We arrived in Baie de Taihoae on Nuku Hiva, in the Marquesas Islands of French Polynesia, 31 days and 2,550 nm after leaving Honolulu (trip log map). We had stopped at Palmyra Atoll and Fanning Islands for 11 days, for a total of 20 days at sea. We left Honolulu with 2,350 gallons of diesel and consumed 1,964 gallons en route, 1,864 to the main engine and about 100 to the generator.
Conditions were mostly in our favor on the 950-mile run from Hawaii to Palmyra, but were against us on the 1,394-mile run from Fanning Island to Nuku Hiva. On that last leg, the wind blew steadily on the bow 15-25 knots, typically around 17 knots, with an opposing current of 1.0 to 2.3 knots, mostly in the 1.7-knot range. Overall, our average speed for the entire run was 5.61 nm/hour with a fuel economy of 4.13 gph or 1.36 nm/gal.
To clear into the country, we had worked with an agent, CMA CGM Papeete. This helped in several ways. First, non-EU citizens must either post a bond equivalent to return airfare home, or purchase a refundable ticket in order to enter the country by boat. CMA CGM provided a bond exemption so long as we had proof of health insurance and that the insurance would cover the costs of flying us back home in an emergency (our Divers Alert Network travel insurance was sufficient). Second, diesel fuel can be purchased duty free, but the exemption must be processed in Papeete. CMA CGM’s local agent got us cleared through the day we arrived and we received our fuel exemption the day after. Third, we needed to pre-order with the local fuel dock in Taiohae for large quantaties of diesel, as they only have a 13,200 gallon capacity and we’d use 10% of their fuel. And finally, while Jennifer can speak a bit of French, having someone to help with translation was useful as well. Coralie Mante of CMA CGM Papeete was very responsive and helpful in preparing for entry, and Kevin of Yacht Services Nuku Hiva was fast, efficient, and friendly in processing us on arrival.
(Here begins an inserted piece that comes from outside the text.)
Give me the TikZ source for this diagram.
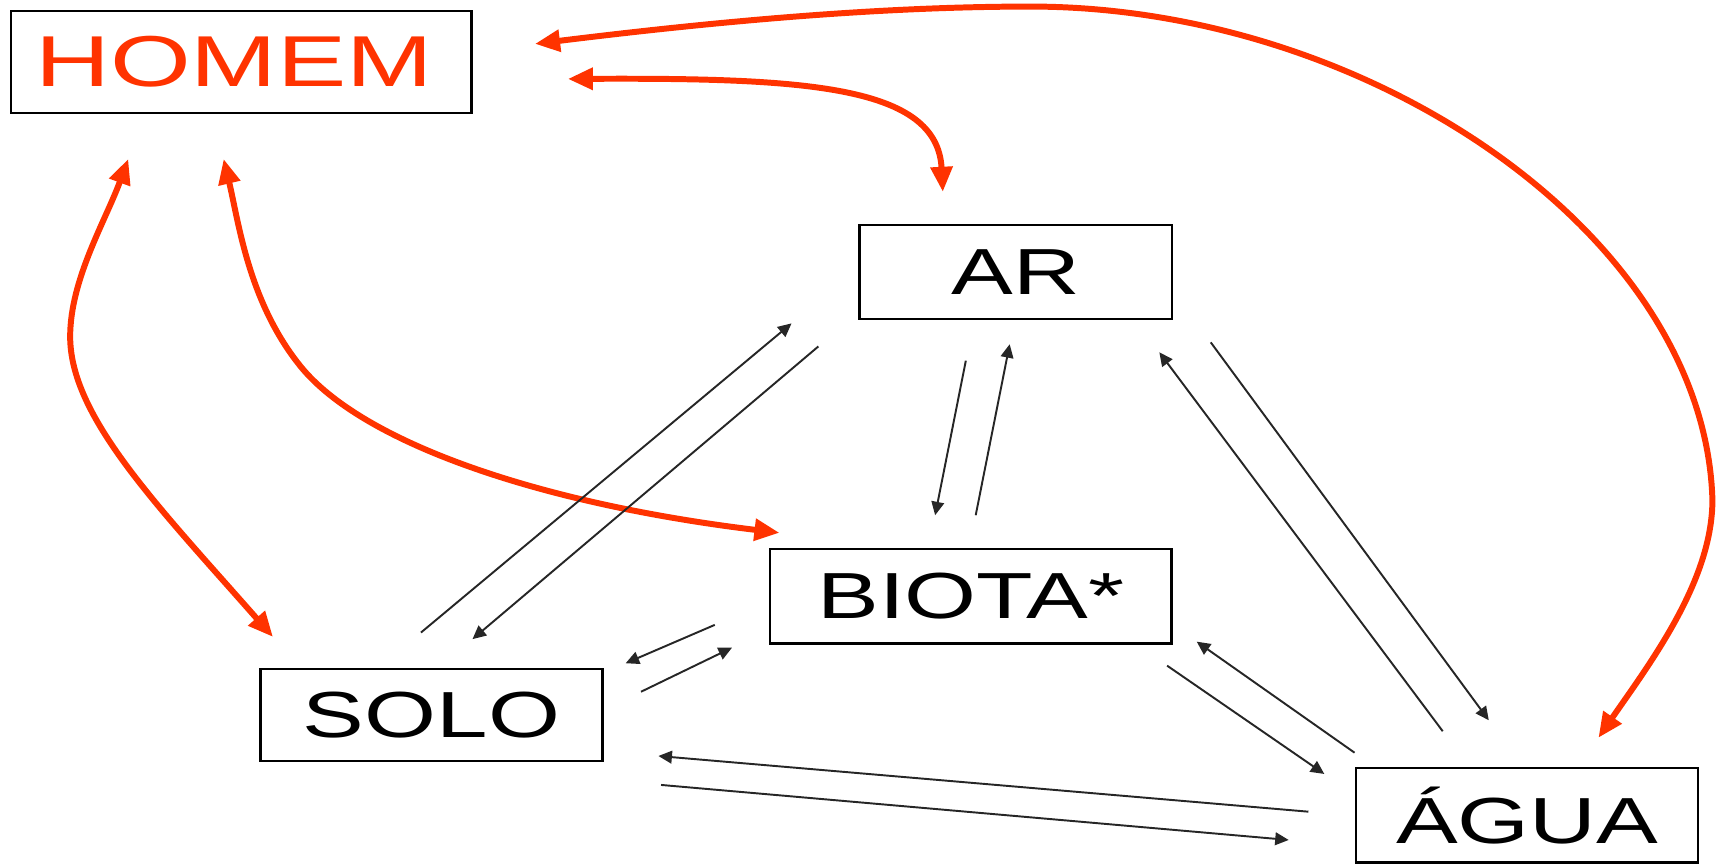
\documentclass[tikz,border=0pt]{standalone}
\usepackage{fontspec}
\setmainfont{Liberation Sans}
\usepackage{graphicx}
\usetikzlibrary{arrows.meta}
\definecolor{hred}{RGB}{255,51,0}
\tikzset{
  box/.style={draw=black, line width=0.6pt, inner sep=0pt, font=\fontsize{16.9}{20}\selectfont},
  flow/.style={black!85, line width=0.5pt, -{Triangle[length=3.5pt,width=3.3pt]}},
  link/.style={hred, line width=1.55pt, {Triangle[length=6.5pt,width=5.5pt]}-{Triangle[length=6.5pt,width=5.5pt]}},
}
\newcommand{\wide}[1]{\scalebox{1.42}[1]{#1}}
\begin{document}
\begin{tikzpicture}[x=0.01cm, y=-0.01cm]
\useasboundingbox (0,0) rectangle (1568,789);
% boxes
\node[box, minimum width=4.2cm, minimum height=0.93cm, text=hred, font=\fontsize{18.7}{22}\selectfont] (homem) at (220,56.4) {\scalebox{1.44}[1]{HOMEM}\hspace*{0.13cm}};
\node[box, minimum width=2.85cm, minimum height=0.86cm] (ar) at (926.5,248) {\wide{AR}};
\node[box, minimum width=3.66cm, minimum height=0.86cm] (biota) at (885.5,544) {\wide{BIOTA*}};
\node[box, minimum width=3.12cm, minimum height=0.84cm] (solo) at (393.6,652) {\wide{SOLO}};
\node[box, minimum width=3.12cm, minimum height=0.86cm] (agua) at (1393,743.6) {\wide{ÁGUA}};
% red connector end points
\coordinate (hA) at (488,40);   \coordinate (aH) at (1458,673);
\coordinate (hR) at (518,72);   \coordinate (rH) at (860,175);
\coordinate (hS) at (117,145);  \coordinate (sH) at (249,581);
\coordinate (hB) at (204,145);  \coordinate (bH) at (711,486);
% red connectors
\draw[link] (hA) .. controls (650,20) and (800,6) .. (940,6)
                 .. controls (1250,6) and (1555,215) .. (1562,456)
                 .. controls (1562,530) and (1505,605) .. (aH);
\draw[link] (hR) .. controls (735,71) and (855,78) .. (rH);
\draw[link] (hS) .. controls (96.3,201.3) and (64,255) .. (64,307)
                 .. controls (64,380) and (143.4,461) .. (sH);
\draw[link] (hB) .. controls (217.8,203.2) and (226.75,275.5) .. (274,334)
                 .. controls (330.7,404.2) and (493,459.6) .. (bH);
% black connector end points
\coordinate (s1) at (384,577);    \coordinate (r1) at (722,295);
\coordinate (r2) at (746.5,316);  \coordinate (s2) at (431,583);
\coordinate (r3) at (881,329);    \coordinate (b3) at (853,470);
\coordinate (b4) at (890,470);    \coordinate (r4) at (921,314);
\coordinate (a5) at (1316,667);   \coordinate (r5) at (1057.5,321.4);
\coordinate (r6) at (1104.4,312.3); \coordinate (a6) at (1358,657);
\coordinate (b7) at (652,570);    \coordinate (s7) at (570.7,605);
\coordinate (s8) at (584.7,631);  \coordinate (b8) at (667.7,590.8);
\coordinate (a9) at (1235.6,686.6); \coordinate (b9) at (1091.6,585.3);
\coordinate (b10) at (1064.6,607.2); \coordinate (a10) at (1208,706);
\coordinate (a11) at (1193.5,740.4); \coordinate (s11) at (600.6,689.6);
\coordinate (s12) at (603,716);   \coordinate (a12) at (1175.5,766.2);
% black connectors
\draw[flow] (s1) -- (r1);
\draw[flow] (r2) -- (s2);
\draw[flow] (r3) -- (b3);
\draw[flow] (b4) -- (r4);
\draw[flow] (a5) -- (r5);
\draw[flow] (r6) -- (a6);
\draw[flow] (b7) -- (s7);
\draw[flow] (s8) -- (b8);
\draw[flow] (a9) -- (b9);
\draw[flow] (b10) -- (a10);
\draw[flow] (a11) -- (s11);
\draw[flow] (s12) -- (a12);
\end{tikzpicture}
\end{document}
We took on 1,170 gallons of diesel at the fuel dock, but could have taken 1,364. They were short on fuel, so we couldn’t quite fill. Tying up to the fuel dock was interesting. The fuel dock has a cement wall and the surge was substantial, so a side-tie risks damaging the boat. Instead, boats needing small amounts of fuel often ferry them by dinghy in jerry cans. Those needing larger amounts typically med-moor to the wall, where the boat is anchored and backed into the dock and tied standing a few feet off the wall. In the picture below, we’ve got a 75-foot line from each stern corner to a bollard ashore, and a large Aere inflatable fender protecting the swim platform. The fuel hose runs from the dock, over the swim platform and into the cockpit.